Crypto assets, which were hitherto touted as deflationary, have witnessed an unusual sell-off in the past few days, as investors globally dumped risky assets in response to persistent inflation.
As of yesterday, Bitcoin had printed red candles for the seventh consecutive day and slid to $22,600, the lowest price since December 2020, in the later hours of the day.
At press time, the flagship digital currency was trading at $23,800, 65.5 per cent short of the all-time high ($69,000) recorded last on November 1, 2021.
Other major cryptocurrencies, including the second-highest, capitalised Ethereum, have also been trading in the red zone with some plummeting by as much as 50 per cent in 24 hours.
The market has been on a downward movement since December after it failed to sustain the November rally when the market capitalisation peaked at $3.05 trillion. Yesterday, the market capitalisation tumbled below $1 trillion with fears that it could sink further.
Besides February and March, the market has closed in the past seven months in the negative region.
An interest rate hike, fear of regulations, the Russian-Ukraine War and inflationary pressure are among the undoing factors.

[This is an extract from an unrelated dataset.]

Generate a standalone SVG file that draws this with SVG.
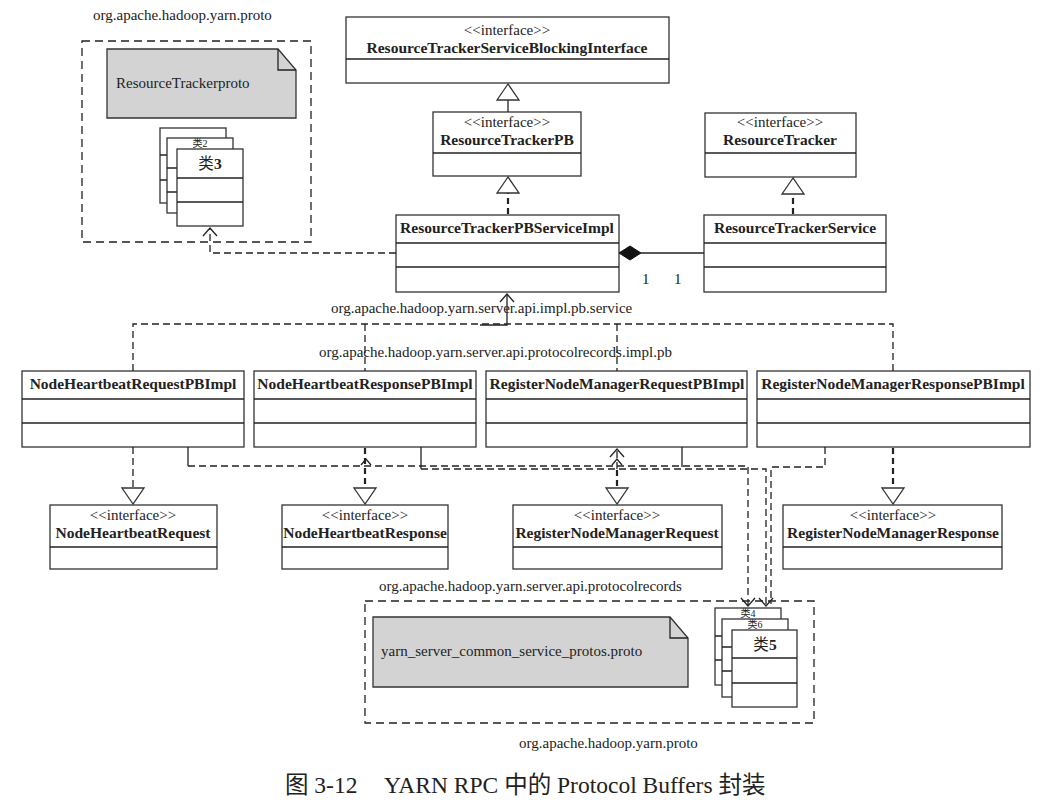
<svg xmlns="http://www.w3.org/2000/svg" width="1054" height="810" viewBox="0 0 1054 810">
<style>
text{font-family:"Liberation Serif","Noto Sans CJK SC",serif;fill:#222}
.st{font-size:15px}
.nm{font-size:15.5px;font-weight:bold}
.pl{font-size:15px}
.cap{font-size:23.5px}
.cj{font-weight:normal}
.sm{font-size:10px}
.box{fill:#fff;stroke:#333;stroke-width:1.3}
.note{fill:#d3d3d3;stroke:#333;stroke-width:1.3}
.pkg{fill:none;stroke:#222;stroke-width:1.3;stroke-dasharray:8 5}
.dep{fill:none;stroke:#222;stroke-width:1.3;stroke-dasharray:7 4}
.real{fill:none;stroke:#222;stroke-width:2.2;stroke-dasharray:6 4}
.sol{fill:none;stroke:#222;stroke-width:1.3}
.tri{fill:#fff;stroke:#333;stroke-width:1.3}
.oa{fill:none;stroke:#222;stroke-width:1.3}
</style>
<defs>
<marker id="open" markerUnits="userSpaceOnUse" markerWidth="18" markerHeight="18" refX="9" refY="7" orient="auto" viewBox="0 0 18 14">
<path d="M1,0 L9,7 L1,14" fill="none" stroke="#222" stroke-width="1.3" stroke-dasharray="none"/>
</marker>
</defs>
<rect width="1054" height="810" fill="#fff"/>

<!-- top-left package -->
<g id="pkg-proto-top">
<text class="pl" x="93" y="20">org.apache.hadoop.yarn.proto</text>
<rect class="pkg" x="82" y="41" width="229" height="201"/>
<path class="note" d="M107,49 H278 L296,70 V118 H107 Z"/>
<path class="sol" d="M278,49 V70 H296"/>
<text class="st" x="116" y="88">ResourceTrackerproto</text>
</g>
<g id="cls-proto-back">
<rect class="box" x="160" y="128" width="66" height="75"/>
<line class="sol" x1="160" y1="155" x2="226" y2="155"/>
<line class="sol" x1="160" y1="180" x2="226" y2="180"/>
</g>
<g id="cls-proto-mid">
<rect class="box" x="167" y="138" width="66" height="75"/>
<text class="sm" x="200" y="147" text-anchor="middle">类2</text>
<line class="sol" x1="167" y1="168" x2="233" y2="168"/>
<line class="sol" x1="167" y1="192" x2="233" y2="192"/>
</g>
<g id="cls-proto-3">
<rect class="box" x="177" y="149" width="66" height="77"/>
<text class="nm" x="210" y="169" text-anchor="middle"><tspan class="cj">类</tspan>3</text>
<line class="sol" x1="177" y1="178" x2="243" y2="178"/>
<line class="sol" x1="177" y1="202" x2="243" y2="202"/>
</g>

<!-- top interfaces -->
<g id="ResourceTrackerServiceBlockingInterface">
<rect class="box" x="346" y="17" width="323" height="66"/>
<line class="sol" x1="346" y1="59" x2="669" y2="59"/>
<text class="st" x="507" y="35" text-anchor="middle">&lt;&lt;interface&gt;&gt;</text>
<text class="nm" x="507" y="53" text-anchor="middle">ResourceTrackerServiceBlockingInterface</text>
</g>
<g id="ResourceTrackerPB">
<rect class="box" x="433" y="112" width="148" height="64"/>
<line class="sol" x1="433" y1="153" x2="581" y2="153"/>
<text class="st" x="507" y="127" text-anchor="middle">&lt;&lt;interface&gt;&gt;</text>
<text class="nm" x="507" y="145" text-anchor="middle">ResourceTrackerPB</text>
</g>
<g id="ResourceTracker">
<rect class="box" x="705" y="113" width="151" height="64"/>
<line class="sol" x1="705" y1="153" x2="856" y2="153"/>
<text class="st" x="780" y="127" text-anchor="middle">&lt;&lt;interface&gt;&gt;</text>
<text class="nm" x="780" y="145" text-anchor="middle">ResourceTracker</text>
</g>
<g id="ResourceTrackerPBServiceImpl">
<rect class="box" x="396" y="215" width="223" height="77"/>
<line class="sol" x1="396" y1="243" x2="619" y2="243"/>
<line class="sol" x1="396" y1="267" x2="619" y2="267"/>
<text class="nm" x="507" y="233" text-anchor="middle">ResourceTrackerPBServiceImpl</text>
</g>
<g id="ResourceTrackerService">
<rect class="box" x="704" y="215" width="182" height="77"/>
<line class="sol" x1="704" y1="243" x2="886" y2="243"/>
<line class="sol" x1="704" y1="267" x2="886" y2="267"/>
<text class="nm" x="795" y="233" text-anchor="middle">ResourceTrackerService</text>
</g>

<!-- package labels -->
<g id="pkg-labels">
<text class="pl" x="331" y="313">org.apache.hadoop.yarn.server.api.impl.pb.service</text>
<text class="pl" x="319" y="357">org.apache.hadoop.yarn.server.api.protocolrecords.impl.pb</text>
</g>

<!-- PB impl row -->
<g id="NodeHeartbeatRequestPBImpl">
<rect class="box" x="22" y="371" width="222" height="76"/>
<line class="sol" x1="22" y1="399" x2="244" y2="399"/>
<line class="sol" x1="22" y1="423" x2="244" y2="423"/>
<text class="nm" x="133" y="389" text-anchor="middle">NodeHeartbeatRequestPBImpl</text>
</g>
<g id="NodeHeartbeatResponsePBImpl">
<rect class="box" x="254" y="371" width="222" height="76"/>
<line class="sol" x1="254" y1="399" x2="476" y2="399"/>
<line class="sol" x1="254" y1="423" x2="476" y2="423"/>
<text class="nm" x="365" y="389" text-anchor="middle">NodeHeartbeatResponsePBImpl</text>
</g>
<g id="RegisterNodeManagerRequestPBImpl">
<rect class="box" x="486" y="371" width="261" height="76"/>
<line class="sol" x1="486" y1="399" x2="747" y2="399"/>
<line class="sol" x1="486" y1="423" x2="747" y2="423"/>
<text class="nm" x="617" y="389" text-anchor="middle">RegisterNodeManagerRequestPBImpl</text>
</g>
<g id="RegisterNodeManagerResponsePBImpl">
<rect class="box" x="757" y="371" width="273" height="76"/>
<line class="sol" x1="757" y1="399" x2="1030" y2="399"/>
<line class="sol" x1="757" y1="423" x2="1030" y2="423"/>
<text class="nm" x="893" y="389" text-anchor="middle">RegisterNodeManagerResponsePBImpl</text>
</g>

<!-- interfaces row -->
<g id="NodeHeartbeatRequest">
<rect class="box" x="50" y="505" width="167" height="64"/>
<line class="sol" x1="50" y1="547" x2="217" y2="547"/>
<text class="st" x="133" y="520" text-anchor="middle">&lt;&lt;interface&gt;&gt;</text>
<text class="nm" x="133" y="538" text-anchor="middle">NodeHeartbeatRequest</text>
</g>
<g id="NodeHeartbeatResponse">
<rect class="box" x="282" y="505" width="166" height="64"/>
<line class="sol" x1="282" y1="547" x2="448" y2="547"/>
<text class="st" x="365" y="520" text-anchor="middle">&lt;&lt;interface&gt;&gt;</text>
<text class="nm" x="365" y="538" text-anchor="middle">NodeHeartbeatResponse</text>
</g>
<g id="RegisterNodeManagerRequest">
<rect class="box" x="513" y="505" width="209" height="64"/>
<line class="sol" x1="513" y1="547" x2="722" y2="547"/>
<text class="st" x="617" y="520" text-anchor="middle">&lt;&lt;interface&gt;&gt;</text>
<text class="nm" x="617" y="538" text-anchor="middle">RegisterNodeManagerRequest</text>
</g>
<g id="RegisterNodeManagerResponse">
<rect class="box" x="783" y="505" width="219" height="64"/>
<line class="sol" x1="783" y1="547" x2="1002" y2="547"/>
<text class="st" x="893" y="520" text-anchor="middle">&lt;&lt;interface&gt;&gt;</text>
<text class="nm" x="893" y="538" text-anchor="middle">RegisterNodeManagerResponse</text>
</g>

<!-- bottom package -->
<g id="pkg-protocolrecords">
<text class="pl" x="379" y="591">org.apache.hadoop.yarn.server.api.protocolrecords</text>
<rect class="pkg" x="365" y="601" width="449" height="122"/>
<path class="note" d="M373,617 H670 L688,638 V687 H373 Z"/>
<path class="sol" d="M670,617 V638 H688"/>
<text class="st" x="381" y="656">yarn_server_common_service_protos.proto</text>
<text class="pl" x="519" y="748">org.apache.hadoop.yarn.proto</text>
</g>
<g id="cls-proto-4">
<rect class="box" x="715" y="608" width="66" height="77"/>
<text class="sm" x="748" y="617" text-anchor="middle">类4</text>
<line class="sol" x1="715" y1="636" x2="781" y2="636"/>
<line class="sol" x1="715" y1="660" x2="781" y2="660"/>
</g>
<g id="cls-proto-6">
<rect class="box" x="722" y="619" width="66" height="78"/>
<text class="sm" x="755" y="628" text-anchor="middle">类6</text>
<line class="sol" x1="722" y1="647" x2="788" y2="647"/>
<line class="sol" x1="722" y1="671" x2="788" y2="671"/>
</g>
<g id="cls-proto-5">
<rect class="box" x="732" y="630" width="65" height="77"/>
<text class="nm" x="765" y="650" text-anchor="middle"><tspan class="cj">类</tspan>5</text>
<line class="sol" x1="732" y1="658" x2="797" y2="658"/>
<line class="sol" x1="732" y1="683" x2="797" y2="683"/>
</g>

<!-- connectors -->
<g id="connectors">
<line class="sol" x1="508" y1="100" x2="508" y2="112"/>
<polygon class="tri" points="508,84 497,100 519,100"/>
<line class="real" x1="508" y1="214" x2="508" y2="193"/>
<polygon class="tri" points="508,177 497,193 519,193"/>
<line class="real" x1="793" y1="214" x2="793" y2="194"/>
<polygon class="tri" points="793,178 782,194 804,194"/>
<line class="sol" x1="641" y1="253" x2="704" y2="253"/>
<polygon points="619,253 630,246 641,253 630,260" fill="#111" stroke="#111"/>
<text class="pl" x="642" y="284">1</text>
<text class="pl" x="674" y="284">1</text>
<path class="dep" d="M396,253 H210 V228" marker-end="url(#open)"/>
<path class="dep" d="M133,371 V324 H893 V371"/>
<line class="dep" x1="365" y1="324" x2="365" y2="371"/>
<line class="dep" x1="617" y1="324" x2="617" y2="371"/>
<path class="sol" d="M480,325 H507 V294" marker-end="url(#open)"/>
<line class="dep" x1="133" y1="447" x2="133" y2="488"/>
<polygon class="tri" points="133,504 122,488 144,488"/>
<line class="real" x1="365" y1="448" x2="365" y2="488"/>
<polygon class="tri" points="365,504 354,488 376,488"/>
<line class="real" x1="617" y1="470" x2="617" y2="488"/>
<polygon class="tri" points="617,504 606,488 628,488"/>
<line class="real" x1="893" y1="448" x2="893" y2="488"/>
<polygon class="tri" points="893,504 882,488 904,488"/>
<line class="sol" x1="188" y1="447" x2="188" y2="466"/>
<path class="dep" d="M188,466 H748 V606" marker-end="url(#open)"/>
<line class="sol" x1="421" y1="447" x2="421" y2="469"/>
<path class="dep" d="M421,469 H766 V606" marker-end="url(#open)"/>
<line class="sol" x1="682" y1="447" x2="682" y2="467"/>
<path class="dep" d="M825,447 V467 H771 V604"/>
<path class="dep" d="M617,469 V449" marker-end="url(#open)"/>
<path class="oa" d="M361,465 L366,459 L371,465"/>
<path class="oa" d="M612,465 L617,459 L622,465"/>
</g>

<text class="cap" x="285" y="793">图 3-12</text>
<text class="cap" x="384" y="793">YARN RPC 中的 Protocol Buffers 封装</text>
</svg>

But the sell-off of the past few weeks followed the crisis of confidence triggered by the de-pegging Terra stable coin (UST) and alleged manipulations and rug-pull.
While UST de-pegged against the dollar, Terra’s native currency, Luna, fell from $119 to a fraction of a cent in a matter of days. Those who staked the coin and could not sell saw their savings tumble to near zero-dollar value in less than a week.
Allegations of insider trading and alleged manipulations by Terra Korean founder, Do Kwon, who reportedly cashed out about $2.7 billion shortly before the bubble bust triggered widespread fear.
According to data monitored by The Guardian, crypto fear and greed index – a metric that determines the emotions of investors – is on extreme fear. That suggests that the market could see a further depressed performance in the coming days as traders are watching for a reasonable price level to dump their holdings.
For the first time, Bitcoin mimics the stock market and reacts negatively to inflation. Previously, the new asset had an inverse relationship with stock market performance and acted as a buffer to inflation.
The recent crash of the market followed the rise in US inflation to 8.6 per cent in May. Globally, stock markets are in red with economists divided on whether the world is going through a correction or in the middle of a long-term bearish trend.
The selloff in global stocks sent the S&P 500 careening more than 20 per cent from its January record as speculation that a more aggressive Federal Reserve policy to combat inflation could sink the economy into a recession.
Treasury yields surged to multi-year highs while the dollar strengthened versus major peers, suggesting that more risky assets are being divested in favour of dollar holding. Dollar strength index has remained bullish in the past three months.
Economists had warned that the US quantitative easing, which began this month, coupled with high interest could trigger a recession. Interestingly, other central banks have followed the Fed’s hawkish stance raising interest in reaction to a fear of worsening inflation.